-- BEGIN Data to use --

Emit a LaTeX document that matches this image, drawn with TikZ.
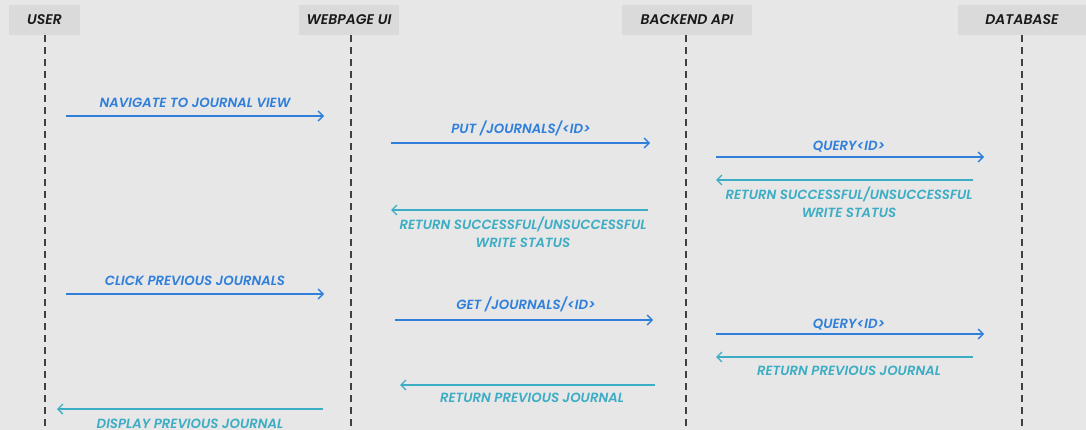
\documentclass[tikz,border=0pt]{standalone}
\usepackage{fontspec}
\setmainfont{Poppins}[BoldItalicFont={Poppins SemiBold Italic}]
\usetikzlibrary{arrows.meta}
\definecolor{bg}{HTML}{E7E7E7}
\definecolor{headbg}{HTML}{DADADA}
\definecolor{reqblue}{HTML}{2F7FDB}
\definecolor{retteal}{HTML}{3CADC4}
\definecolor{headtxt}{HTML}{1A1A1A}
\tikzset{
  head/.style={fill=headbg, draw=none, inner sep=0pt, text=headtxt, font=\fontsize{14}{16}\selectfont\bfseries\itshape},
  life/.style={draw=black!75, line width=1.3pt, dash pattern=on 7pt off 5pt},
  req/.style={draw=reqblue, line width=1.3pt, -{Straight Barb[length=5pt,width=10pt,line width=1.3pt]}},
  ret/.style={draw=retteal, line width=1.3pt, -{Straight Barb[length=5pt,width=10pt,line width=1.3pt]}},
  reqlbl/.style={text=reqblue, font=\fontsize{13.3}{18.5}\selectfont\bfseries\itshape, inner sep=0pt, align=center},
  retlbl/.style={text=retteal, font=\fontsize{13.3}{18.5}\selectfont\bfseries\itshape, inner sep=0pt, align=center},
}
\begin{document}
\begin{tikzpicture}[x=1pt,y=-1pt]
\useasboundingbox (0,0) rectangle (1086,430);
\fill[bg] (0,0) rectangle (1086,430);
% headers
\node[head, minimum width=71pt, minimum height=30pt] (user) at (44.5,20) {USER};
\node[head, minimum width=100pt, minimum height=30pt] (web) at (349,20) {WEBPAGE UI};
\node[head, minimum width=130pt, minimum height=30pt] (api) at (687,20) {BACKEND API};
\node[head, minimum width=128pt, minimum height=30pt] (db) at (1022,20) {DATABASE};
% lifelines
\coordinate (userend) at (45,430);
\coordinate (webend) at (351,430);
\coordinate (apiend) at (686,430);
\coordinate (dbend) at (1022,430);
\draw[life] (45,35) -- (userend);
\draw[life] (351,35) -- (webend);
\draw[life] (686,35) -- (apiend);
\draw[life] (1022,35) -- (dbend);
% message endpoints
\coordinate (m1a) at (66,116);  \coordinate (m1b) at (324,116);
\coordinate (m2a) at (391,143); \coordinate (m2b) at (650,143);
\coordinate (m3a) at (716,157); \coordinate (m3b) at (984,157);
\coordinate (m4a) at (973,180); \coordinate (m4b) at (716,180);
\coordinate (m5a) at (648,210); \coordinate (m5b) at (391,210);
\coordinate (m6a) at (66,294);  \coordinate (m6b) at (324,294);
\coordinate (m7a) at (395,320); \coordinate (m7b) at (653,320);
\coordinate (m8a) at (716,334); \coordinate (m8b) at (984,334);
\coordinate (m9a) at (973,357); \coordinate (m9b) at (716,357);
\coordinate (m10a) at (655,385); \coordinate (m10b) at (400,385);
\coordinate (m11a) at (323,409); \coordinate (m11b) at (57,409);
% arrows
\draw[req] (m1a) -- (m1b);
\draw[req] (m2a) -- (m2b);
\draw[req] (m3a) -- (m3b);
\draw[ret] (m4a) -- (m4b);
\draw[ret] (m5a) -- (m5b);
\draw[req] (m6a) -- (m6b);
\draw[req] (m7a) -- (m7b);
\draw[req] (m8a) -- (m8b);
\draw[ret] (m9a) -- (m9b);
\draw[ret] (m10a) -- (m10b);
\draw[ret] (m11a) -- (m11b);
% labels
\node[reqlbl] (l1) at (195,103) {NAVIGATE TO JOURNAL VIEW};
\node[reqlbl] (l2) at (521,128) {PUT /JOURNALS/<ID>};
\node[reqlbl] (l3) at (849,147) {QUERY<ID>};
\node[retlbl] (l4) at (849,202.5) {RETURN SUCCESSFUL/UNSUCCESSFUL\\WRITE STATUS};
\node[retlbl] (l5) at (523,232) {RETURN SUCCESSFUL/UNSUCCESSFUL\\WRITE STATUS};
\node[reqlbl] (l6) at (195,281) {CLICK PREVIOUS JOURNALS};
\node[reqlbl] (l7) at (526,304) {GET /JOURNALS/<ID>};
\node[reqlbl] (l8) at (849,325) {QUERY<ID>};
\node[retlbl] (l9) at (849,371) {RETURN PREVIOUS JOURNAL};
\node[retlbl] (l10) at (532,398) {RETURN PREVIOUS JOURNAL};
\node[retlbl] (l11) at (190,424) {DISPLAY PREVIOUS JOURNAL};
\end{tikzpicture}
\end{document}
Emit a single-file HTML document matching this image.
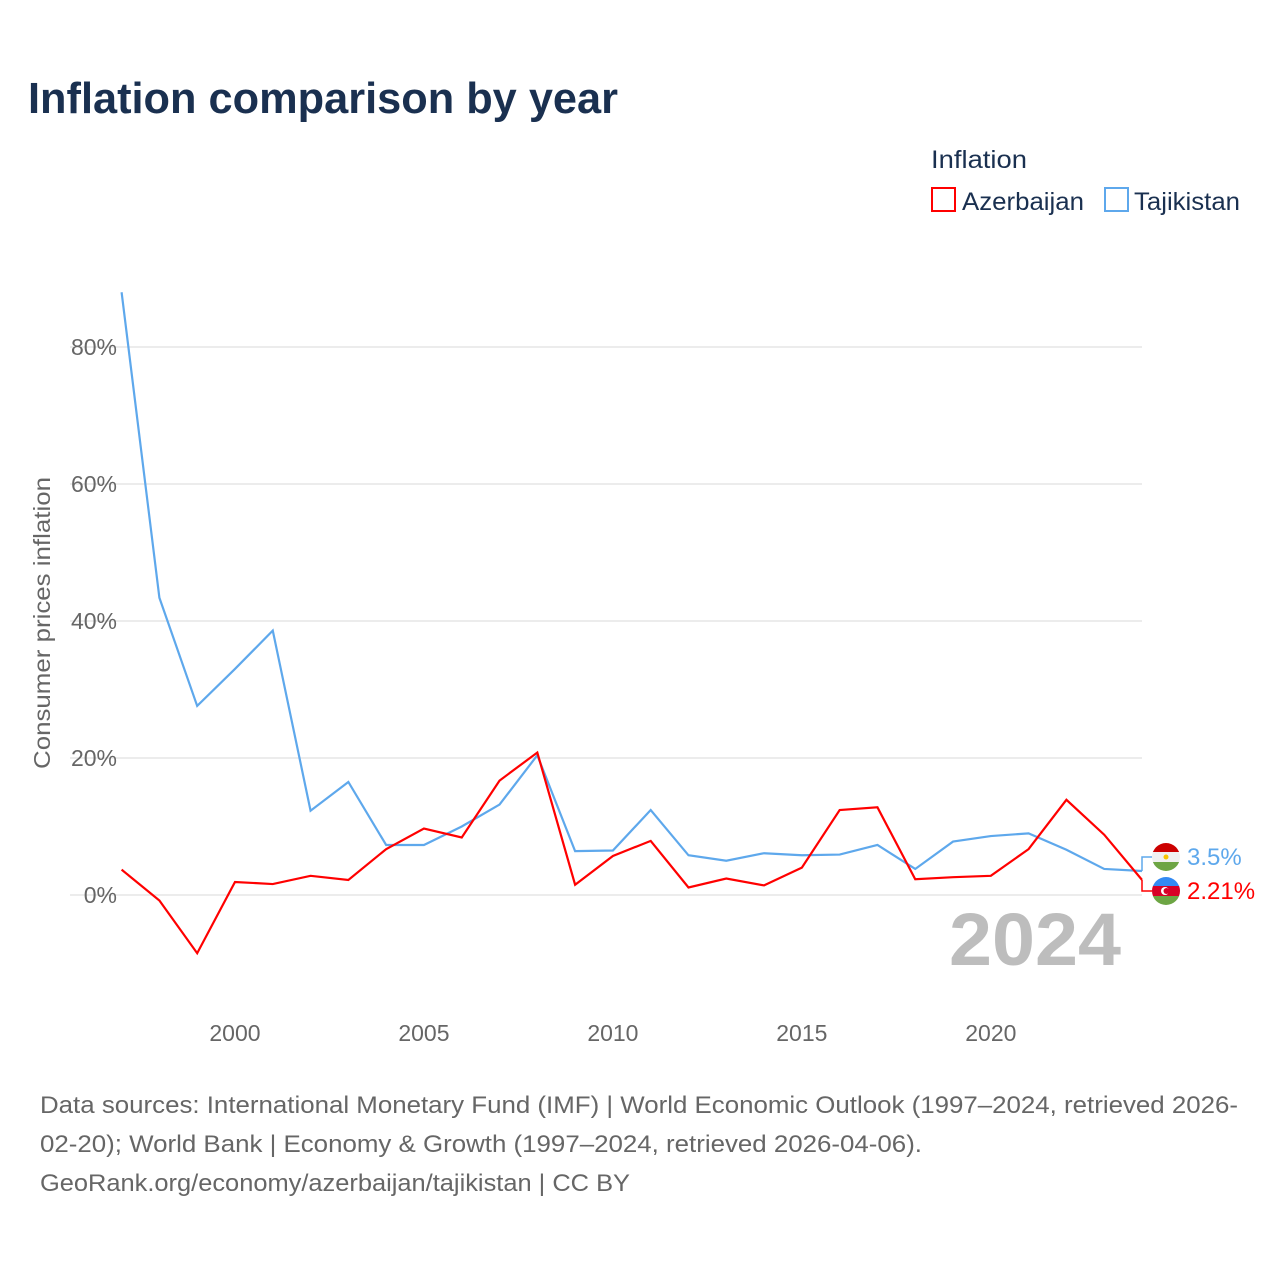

-- END Data to use --

#### [Directions]
Reproduce the listing word for word and omit its pictures.

#### [Task solution]
Emit a LaTeX document that matches this image, drawn with TikZ.
\documentclass[tikz,border=0pt]{standalone}
\usepackage{fontspec}
\setmainfont{Poppins}[BoldItalicFont={Poppins SemiBold Italic}]
\usetikzlibrary{arrows.meta}
\definecolor{bg}{HTML}{E7E7E7}
\definecolor{headbg}{HTML}{DADADA}
\definecolor{reqblue}{HTML}{2F7FDB}
\definecolor{retteal}{HTML}{3CADC4}
\definecolor{headtxt}{HTML}{1A1A1A}
\tikzset{
  head/.style={fill=headbg, draw=none, inner sep=0pt, text=headtxt, font=\fontsize{14}{16}\selectfont\bfseries\itshape},
  life/.style={draw=black!75, line width=1.3pt, dash pattern=on 7pt off 5pt},
  req/.style={draw=reqblue, line width=1.3pt, -{Straight Barb[length=5pt,width=10pt,line width=1.3pt]}},
  ret/.style={draw=retteal, line width=1.3pt, -{Straight Barb[length=5pt,width=10pt,line width=1.3pt]}},
  reqlbl/.style={text=reqblue, font=\fontsize{13.3}{18.5}\selectfont\bfseries\itshape, inner sep=0pt, align=center},
  retlbl/.style={text=retteal, font=\fontsize{13.3}{18.5}\selectfont\bfseries\itshape, inner sep=0pt, align=center},
}
\begin{document}
\begin{tikzpicture}[x=1pt,y=-1pt]
\useasboundingbox (0,0) rectangle (1086,430);
\fill[bg] (0,0) rectangle (1086,430);
% headers
\node[head, minimum width=71pt, minimum height=30pt] (user) at (44.5,20) {USER};
\node[head, minimum width=100pt, minimum height=30pt] (web) at (349,20) {WEBPAGE UI};
\node[head, minimum width=130pt, minimum height=30pt] (api) at (687,20) {BACKEND API};
\node[head, minimum width=128pt, minimum height=30pt] (db) at (1022,20) {DATABASE};
% lifelines
\coordinate (userend) at (45,430);
\coordinate (webend) at (351,430);
\coordinate (apiend) at (686,430);
\coordinate (dbend) at (1022,430);
\draw[life] (45,35) -- (userend);
\draw[life] (351,35) -- (webend);
\draw[life] (686,35) -- (apiend);
\draw[life] (1022,35) -- (dbend);
% message endpoints
\coordinate (m1a) at (66,116);  \coordinate (m1b) at (324,116);
\coordinate (m2a) at (391,143); \coordinate (m2b) at (650,143);
\coordinate (m3a) at (716,157); \coordinate (m3b) at (984,157);
\coordinate (m4a) at (973,180); \coordinate (m4b) at (716,180);
\coordinate (m5a) at (648,210); \coordinate (m5b) at (391,210);
\coordinate (m6a) at (66,294);  \coordinate (m6b) at (324,294);
\coordinate (m7a) at (395,320); \coordinate (m7b) at (653,320);
\coordinate (m8a) at (716,334); \coordinate (m8b) at (984,334);
\coordinate (m9a) at (973,357); \coordinate (m9b) at (716,357);
\coordinate (m10a) at (655,385); \coordinate (m10b) at (400,385);
\coordinate (m11a) at (323,409); \coordinate (m11b) at (57,409);
% arrows
\draw[req] (m1a) -- (m1b);
\draw[req] (m2a) -- (m2b);
\draw[req] (m3a) -- (m3b);
\draw[ret] (m4a) -- (m4b);
\draw[ret] (m5a) -- (m5b);
\draw[req] (m6a) -- (m6b);
\draw[req] (m7a) -- (m7b);
\draw[req] (m8a) -- (m8b);
\draw[ret] (m9a) -- (m9b);
\draw[ret] (m10a) -- (m10b);
\draw[ret] (m11a) -- (m11b);
% labels
\node[reqlbl] (l1) at (195,103) {NAVIGATE TO JOURNAL VIEW};
\node[reqlbl] (l2) at (521,128) {PUT /JOURNALS/<ID>};
\node[reqlbl] (l3) at (849,147) {QUERY<ID>};
\node[retlbl] (l4) at (849,202.5) {RETURN SUCCESSFUL/UNSUCCESSFUL\\WRITE STATUS};
\node[retlbl] (l5) at (523,232) {RETURN SUCCESSFUL/UNSUCCESSFUL\\WRITE STATUS};
\node[reqlbl] (l6) at (195,281) {CLICK PREVIOUS JOURNALS};
\node[reqlbl] (l7) at (526,304) {GET /JOURNALS/<ID>};
\node[reqlbl] (l8) at (849,325) {QUERY<ID>};
\node[retlbl] (l9) at (849,371) {RETURN PREVIOUS JOURNAL};
\node[retlbl] (l10) at (532,398) {RETURN PREVIOUS JOURNAL};
\node[retlbl] (l11) at (190,424) {DISPLAY PREVIOUS JOURNAL};
\end{tikzpicture}
\end{document}
Emit a single-file HTML document matching this image.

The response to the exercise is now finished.